11. Section 32 of the Act provides that the property of an intestate devolves upon the wife or husband, or upon those who are of the kindred of the deceased, in the order and according to rules contained in Chapter I of Part V. Section 36 of the Act provides for the rules of distribution of the intestate’s property (after deducting the widow’s share, if he has left a widow) amongst his lineal descendants as contained in Sections 37 to 40 of the Act.

12. Reverting now to Part X relating to Succession Certificates, it is evident from Section 370 that a Succession Certificate cannot be granted under Part X with respect to any debt or security to which a right is required by Section 212 or Section 213 to be established by letters of administration or probate. Section 371 of the Act provides that the District Judge within whose jurisdiction the deceased ordinarily resided at the time of his death, or, if at that time he had no fixed place of residence, the District Judge within whose jurisdiction any part of the property of the deceased may be found, may grant a certificate under this Part.

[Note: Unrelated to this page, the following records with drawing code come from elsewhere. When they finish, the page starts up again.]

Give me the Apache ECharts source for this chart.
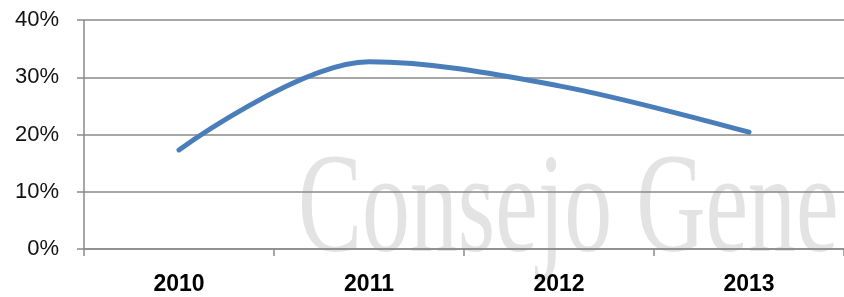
<!DOCTYPE html>
<html>
<head>
<meta charset="utf-8">
<script src="https://cdn.jsdelivr.net/npm/echarts@6/dist/echarts.min.js"></script>
<style>
html,body{margin:0;padding:0;background:#fff;}
#chart{width:844px;height:297px;}
</style>
</head>
<body>
<div id="chart"></div>
<script>
const categories = ['2010', '2011', '2012', '2013'];
const values = [17.3, 32.7, 28.5, 20.4];
const yTicks = { min: 0, max: 40, interval: 10 };

const chart = echarts.init(document.getElementById('chart'), null, { renderer: 'canvas' });
chart.setOption({
  animation: false,
  backgroundColor: '#ffffff',
  grid: { left: 84, right: -2, top: 20, bottom: 48, containLabel: false },
  graphic: [{
    type: 'text',
    z: -10,
    x: 298,
    y: 214,
    scaleX: 0.68,
    silent: true,
    style: {
      text: 'Consejo Gene',
      x: 0, y: 0,
      fill: '#e3e3e3',
      font: '141px "Liberation Serif", "DejaVu Serif", serif',
      verticalAlign: 'middle',
      align: 'left'
    }
  }],
  xAxis: {
    type: 'category',
    data: categories,
    boundaryGap: true,
    axisLine: { show: true, lineStyle: { color: '#8a8a8a', width: 1.5 } },
    axisTick: { show: true, length: 7, lineStyle: { color: '#8a8a8a', width: 1.5 } },
    axisLabel: {
      margin: 24,
      color: '#000',
      fontSize: 23,
      fontWeight: 'bold',
      fontFamily: '"Liberation Sans", Arial, sans-serif'
    },
    splitLine: { show: false }
  },
  yAxis: {
    type: 'value',
    min: yTicks.min,
    max: yTicks.max,
    interval: yTicks.interval,
    axisLine: { show: true, lineStyle: { color: '#8a8a8a', width: 1.5 } },
    axisTick: { show: true, length: 7, lineStyle: { color: '#8a8a8a', width: 1.5 } },
    axisLabel: {
      margin: 25,
      formatter: '{value}%',
      color: '#111',
      fontSize: 22,
      fontFamily: '"Liberation Sans", Arial, sans-serif'
    },
    splitLine: { show: true, lineStyle: { color: '#8a8a8a', width: 1.5 } }
  },
  series: [{
    type: 'line',
    data: values,
    smooth: 0.34,
    smoothMonotone: 'none',
    showSymbol: false,
    symbol: 'none',
    lineStyle: { color: '#4a7ebb', width: 5, cap: 'round', join: 'round' },
    z: 5
  }]
});
</script>
</body>
</html>
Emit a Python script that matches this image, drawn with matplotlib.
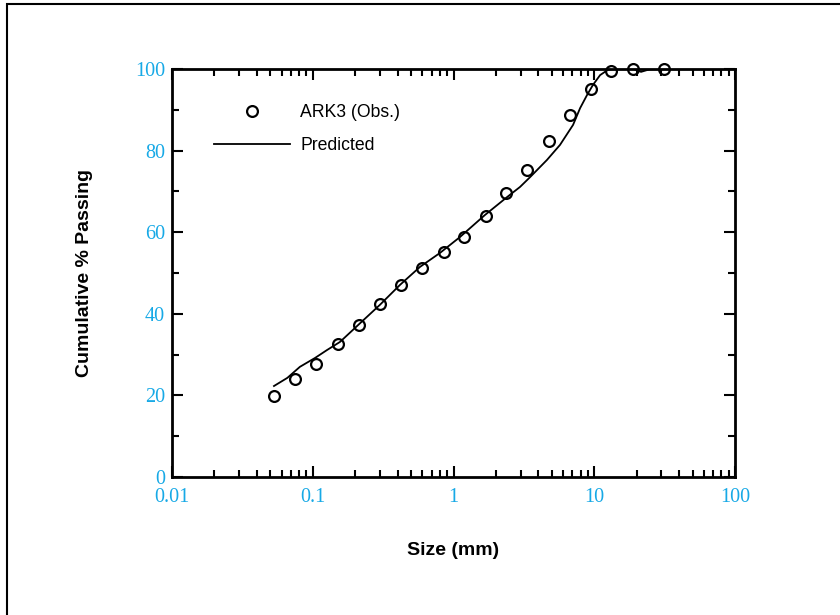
import numpy as np
import matplotlib.pyplot as plt
from matplotlib.patches import Rectangle
from matplotlib.ticker import LogLocator, MultipleLocator, FixedFormatter, FixedLocator

# observed gradation (sieve sizes in mm, % passing)
size_obs = [0.053, 0.075, 0.106, 0.15, 0.212, 0.3, 0.425, 0.6, 0.85, 1.18,
            1.7, 2.36, 3.35, 4.75, 6.7, 9.5, 13.2, 19.0, 31.5]
pass_obs = [19.8, 24.0, 27.7, 32.6, 37.3, 42.4, 47.1, 51.2, 55.1, 58.8,
            64.0, 69.6, 75.2, 82.4, 88.7, 95.1, 99.5, 100.0, 100.0]

# predicted curve
size_pred = [0.053, 0.066, 0.081, 0.104, 0.126, 0.156, 0.217, 0.30, 0.417, 0.578,
             0.80, 1.11, 1.67, 2.40, 2.97, 3.50, 4.61, 5.71, 7.07, 7.93, 8.88,
             9.79, 11.0, 12.5, 14.2, 19.0, 21.5, 24.6, 31.5]
pass_pred = [22.3, 24.3, 27.0, 29.2, 31.1, 33.1, 37.7, 42.2, 47.1, 51.5,
             54.9, 58.8, 64.2, 68.6, 71.1, 73.5, 77.7, 81.4, 86.3, 90.4, 93.6,
             96.1, 98.5, 99.8, 100.0, 100.0, 99.3, 99.9, 100.0]

tick_col = '#17A9E6'
serif = 'Liberation Serif'
sans = 'Liberation Sans'

fig = plt.figure(figsize=(8.4, 6.15), dpi=100)
ax = fig.add_axes([0.2048, 0.2244, 0.875 - 0.2048, 0.8878 - 0.2244])

ax.plot(size_obs, pass_obs, 'o', mfc='none', mec='black', ms=7.8, mew=1.6,
        label='ARK3 (Obs.)', clip_on=False, zorder=3)
ax.plot(size_pred, pass_pred, '-', color='black', lw=1.3, label='Predicted', zorder=2)

ax.set_xscale('log')
ax.set_xlim(0.01, 100)
ax.set_ylim(0, 100)

ax.xaxis.set_major_locator(FixedLocator([0.01, 0.1, 1, 10, 100]))
ax.xaxis.set_major_formatter(FixedFormatter(['0.01', '0.1', '1', '10', '100']))
ax.xaxis.set_minor_locator(LogLocator(base=10, subs=np.arange(2, 10), numticks=20))
ax.yaxis.set_major_locator(MultipleLocator(20))
ax.yaxis.set_minor_locator(MultipleLocator(10))

ax.tick_params(which='both', direction='in', top=True, right=True, width=1.5,
               colors='black', labelcolor=tick_col, labelsize=14.5, pad=5)
ax.tick_params(axis='x', which='major', pad=8)
ax.tick_params(which='major', length=8)
ax.tick_params(which='minor', length=5)
for lab in ax.get_xticklabels() + ax.get_yticklabels():
    lab.set_fontfamily(serif)

for sp in ax.spines.values():
    sp.set_linewidth(2)

ax.set_xlabel('Size (mm)', fontfamily=sans, fontweight='bold',
              fontsize=14, labelpad=25)
ax.set_ylabel('Cumulative % Passing', fontfamily=sans, fontweight='bold',
              fontsize=14, labelpad=30)

leg = ax.legend(loc='upper left', bbox_to_anchor=(0.075, 0.915), frameon=False,
                prop={'family': sans, 'size': 12.7}, borderpad=0, borderaxespad=0,
                handlelength=4.3, handletextpad=0.57, labelspacing=0.95)

# outer frame
fig.patches.append(Rectangle((7 / 840, -0.1), 1.2, (611 / 615) + 0.1,
                             transform=fig.transFigure, fill=False,
                             edgecolor='black', lw=1.5))

fig.savefig('out.png', dpi=100)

13. Section 387 of the Act which deals with the effect of decisions under this Act and liability of holder of certificate thereunder, lays down as follows:-

“No decision under this Part upon any question of right between any parties shall be held to bar the trial of the same question in any suit or in any other proceeding between the same parties, and nothing in this part shall be construed to affect the liability of any person who may receive the whole or any part of any debt or security, or any interest or dividend on any security, to account therefor to the person lawfully entitled thereto.”

14. As already observed earlier, neither the parties nor the Courts below have taken into consideration the aforesaid provisions of the Indian Succession Act relating to intestate succession which has resulted into the misconception that the Will which was alleged to have been executed by Akkayamma had to be taken into consideration for the purpose of issuing the Succession Certificate. If the Will is proved, the necessity of obtaining Succession certificate in respect of the same property stands dispensed with and the disposition has to be made by the executors named in the Will in accordance with the legacies set out in the Will. The question of issuing Succession Certificate would arise only if the property in question is not subjected to disposition according to any Will.

15. The views expressed by this Court stand fully supported by the decision of the Division Bench of this High Court in Murari v. T. Rammohan Rao, (D.B.). The Division Bench in the said case held that the proceedings under Section 372 of the Act were summary in nature and a certificate would have to be issued to one party or the other. If there were intricate questions which could not be gone into a summary proceeding, the party who had prima facie the best title should be granted a certificate and the contesting party should be directed to establish his title in a civil Court. In order to protect the interests of the parties, security from the grantee of certificate is provided for under Section 375 of the Act.

16. Since, the above requirements of law do not appear to have been taken into account by both the Courts below, it is necessary that the entire matter should be remanded to the trial Court for deciding (1) firstly, whether there was a prima facie case to show that the Will was executed or not in respect of the property in question;

(2) if yes,

(a) Whether it was competent to decide the truth and execution of the Will;

(b) If not, what direction was required to be given to the parties to secure orders relating to legality and validity of the Will and to obtain consequent order for probating the Will or to obtain Letters of Administration as the case may be;

(3) if not,

the trial Court shall, after following the procedure prescribed by law, issue the Succession Certificate, if the jurisdiction is vested in him.

17. The matter is, therefore, remanded to the trial Court with the directions as stated above. The Civil Revision Petition is accordingly disposed of. No costs.